Primary Submission Category: Causal Inference in Networks
Design-based weighted regression estimators for conditional spillover effects
Authors: Fei Fang, Edoardo Airoldi, Laura Forastiere,
Presenting Author: Fei Fang*
In a clustered interference setting, with networks collected within clusters and no interference between clusters, we introduce a general causal estimand for conditional spillover effects, offering flexible ways of integrating unit-to-unit spillover effects. In particular, we define spillover effects from the treatment received by one neighbor, averaged over the distribution of the cluster treatment, and conditional on the characteristics of the treated unit. Such definition enables to access the heterogeneity of a unit’s spillover effect on their neighbors with respect to the unit’s characteristics.

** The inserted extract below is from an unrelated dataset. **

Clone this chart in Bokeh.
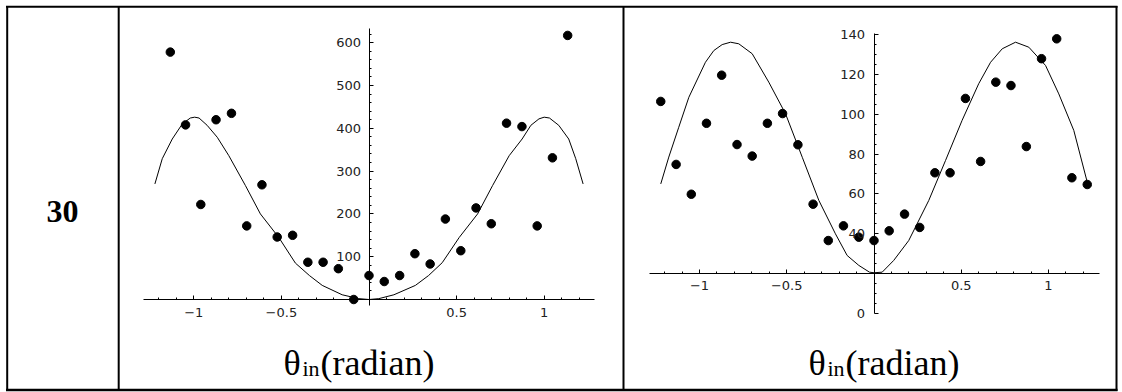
from bokeh.plotting import figure
from bokeh.models import Range1d, LinearAxis, FixedTicker
from bokeh.core.properties import value
from bokeh.embed import file_html
from bokeh.resources import INLINE

W, H = 1122, 392

# ---- panel A: measured counts vs incidence angle (rad) ----
theta_a = [-1.134, -1.047, -0.960, -0.873, -0.785, -0.698, -0.611, -0.524, -0.436,
           -0.349, -0.262, -0.175, -0.087, 0.0, 0.087, 0.175, 0.262, 0.349, 0.436,
           0.524, 0.611, 0.698, 0.785, 0.873, 0.960, 1.047, 1.134]
counts_a = [578, 408, 222, 420, 435, 172, 268, 146, 150, 87, 87, 72, 0, 56, 42, 56,
            107, 83, 188, 114, 214, 177, 412, 404, 172, 331, 617]

fit_a_x = [-1.222, -1.18, -1.123, -1.066, -1.02, -0.995, -0.97, -0.924, -0.866, -0.80,
           -0.705, -0.62, -0.515, -0.42, -0.34, -0.267, -0.153, -0.058, 0.0, 0.056,
           0.142, 0.265, 0.34, 0.418, 0.515, 0.62, 0.705, 0.80, 0.874, 0.924, 0.97,
           1.0, 1.03, 1.083, 1.14, 1.18, 1.222]
fit_a_y = [270, 329, 375, 410, 424, 426, 424, 407, 379, 336, 266, 200, 145, 85, 56, 33,
           11, 2, 0, 2, 11, 33, 56, 86, 145, 200, 266, 336, 375, 407, 422, 426, 424,
           407, 375, 329, 270]

# ---- panel B ----
theta_b = [-1.222, -1.134, -1.047, -0.960, -0.873, -0.785, -0.698, -0.611, -0.524,
           -0.436, -0.349, -0.262, -0.175, -0.087, 0.0, 0.087, 0.175, 0.262, 0.349,
           0.436, 0.524, 0.611, 0.698, 0.785, 0.873, 0.960, 1.047, 1.134, 1.222]
counts_b = [106.5, 74.8, 59.8, 95.5, 119.7, 84.8, 79, 95.5, 100.4, 84.7, 54.8, 36.5,
            43.9, 38.2, 36.5, 41.4, 49.8, 43.1, 70.6, 70.6, 108, 76.3, 116.2, 114.5,
            83.8, 128, 138, 68.1, 64.7]

fit_b_x = [-1.222, -1.176, -1.119, -1.061, -0.966, -0.918, -0.870, -0.822, -0.775,
           -0.698, -0.603, -0.507, -0.411, -0.316, -0.221, -0.154, -0.087, -0.026, 0.0,
           0.047, 0.113, 0.199, 0.314, 0.41, 0.505, 0.60, 0.668, 0.735, 0.811, 0.887,
           0.983, 1.059, 1.145, 1.222]
fit_b_y = [65, 78.5, 93.5, 108.6, 126.2, 132.1, 135.1, 136.3, 135.5, 130.5, 116.2,
           100.3, 78.4, 56.7, 39.9, 29, 24, 20.6, 20.3, 20.6, 26.5, 36.5, 56.7, 76.8,
           97, 115.4, 126.2, 133, 136.3, 133.8, 124.6, 110.3, 91.9, 65.9]

x_ticks = [-1, -0.5, 0.5, 1]
x_tick_labels = ["\u22121", "\u22120.5", "0.5", "1"]
ya_ticks = [100, 200, 300, 400, 500, 600]
yb_ticks = [0, 20, 40, 60, 80, 100, 120, 140]
yb_tick_labels = ["0", "", "40", "60", "80", "100", "120", "140"]

row_label = "30"

# page-space frame: x right, y down, in pixels
p = figure(width=W, height=H, x_range=Range1d(0, W), y_range=Range1d(H, 0),
           x_axis_type=None, y_axis_type=None, toolbar_location=None,
           output_backend="svg", min_border=0, outline_line_color=None,
           background_fill_color="white", border_fill_color="white")


def panel_ranges(x0_px, px_per_x, y0_px, px_per_y):
    xr = Range1d(-x0_px / px_per_x, (W - x0_px) / px_per_x)
    yr = Range1d(-(H - y0_px) / px_per_y, y0_px / px_per_y)
    return xr, yr


ax_r, ay_r = panel_ranges(368.5, 175.2, 299.0, 0.428)
bx_r, by_r = panel_ranges(873.5, 174.5, 312.6, 1.9875)
p.extra_x_ranges = {"ax": ax_r, "bx": bx_r}
p.extra_y_ranges = {"ay": ay_r, "by": by_r}


def style(axis):
    axis.axis_line_color = "black"
    axis.axis_line_width = 1
    axis.major_tick_line_color = "black"
    axis.minor_tick_line_color = "black"
    axis.major_tick_in = 4
    axis.major_tick_out = 0
    axis.minor_tick_in = 2
    axis.minor_tick_out = 0
    axis.major_label_text_font = "DejaVu Sans"
    axis.major_label_text_font_size = "13px"
    axis.major_label_text_color = "#222222"
    axis.major_label_standoff = 8


x_minor = [round(-1.2 + 0.1 * i, 1) for i in range(25)]
x_minor = [t for t in x_minor if t not in (-1.0, -0.5, 0.0, 0.5, 1.0)]

for xn, yn, loc, bounds in (("ax", "ay", 0, (-1.285, 1.285)), ("bx", "by", 20, (-1.285, 1.29))):
    xa = LinearAxis(x_range_name=xn, y_range_name=yn, fixed_location=loc, bounds=bounds,
                    ticker=FixedTicker(ticks=x_ticks, minor_ticks=x_minor),
                    major_label_overrides=dict(zip(x_ticks, x_tick_labels)))
    style(xa)
    p.add_layout(xa, "below")

ya = LinearAxis(x_range_name="ax", y_range_name="ay", fixed_location=0, bounds=(-14, 633),
                ticker=FixedTicker(ticks=ya_ticks,
                                   minor_ticks=[v for v in range(20, 640, 20) if v % 100]))
style(ya)
p.add_layout(ya, "left")

yb = LinearAxis(x_range_name="bx", y_range_name="by", fixed_location=0, bounds=(0, 140.5),
                ticker=FixedTicker(ticks=yb_ticks,
                                   minor_ticks=[v for v in range(5, 141, 5) if v % 20]),
                major_label_overrides=dict(zip(yb_ticks, yb_tick_labels)))
style(yb)
yb.major_label_standoff = 9
p.add_layout(yb, "left")

# fitted curves and measured points
p.line(fit_a_x, fit_a_y, line_color="black", line_width=1, x_range_name="ax", y_range_name="ay")
p.scatter(theta_a, counts_a, size=8.5, color="black", x_range_name="ax", y_range_name="ay")
p.line(fit_b_x, fit_b_y, line_color="black", line_width=1, x_range_name="bx", y_range_name="by")
p.scatter(theta_b, counts_b, size=8.5, color="black", x_range_name="bx", y_range_name="by")

# table rules
p.segment(x0=[5.5, 5.5, 6.7, 1116, 118.2, 623],
          y0=[6.2, 389.5, 5.5, 5.5, 5.5, 5.5],
          x1=[1117, 1117, 6.7, 1116, 118.2, 623],
          y1=[6.2, 389.5, 390.5, 390.5, 390.5, 390.5],
          line_color="black", line_width=[2, 2.5, 2, 2, 2, 2])

# row label
p.text(x=[62], y=[211], text=[row_label], text_font=value("Liberation Serif"),
       text_font_style="bold", text_font_size="32px", text_align="center",
       text_baseline="alphabetic", text_color="black")

# axis captions: theta with subscript "in", then "(radian)"
for x_start in (283, 808):
    p.text(x=[x_start], y=[362], text=["\u03b8"], text_font=value("Liberation Serif"),
           text_font_size="36px", text_align="left", text_baseline="alphabetic",
           text_color="black")
    p.text(x=[x_start + 19], y=[368], text=["in"], text_font=value("Liberation Serif"),
           text_font_size="22px", text_align="left", text_baseline="alphabetic",
           text_color="black")
    p.text(x=[x_start + 37], y=[362], text=["(radian)"], text_font=value("Liberation Serif"),
           text_font_size="36px", text_align="left", text_baseline="alphabetic",
           text_color="black")

open("out.html", "w").write(file_html(p, INLINE))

Two weighted regression-based estimators are proposed: i) at the individual level, taking neighbors’ averages either in the outcomes or in the treatments within weights; and ii) at the dyadic level, where the outcome of one unit is regressed on the treatment of each neighbor. When covariates driving the heterogeneity are categorical, we prove the equivalence of the two regression-based estimators to the non-parametric Hajek estimator. For continuous covariates, we demonstrate that both estimators consistently estimate the proposed estimands. Under a design-based perspective, we derive HAC variance estimators and establish the central limit theorem. Simulations are conducted to compare the performance of our estimators. Finally, we apply our methods to a randomized experiment conducted in Honduras to evaluate the spillover effect of a behavioral intervention.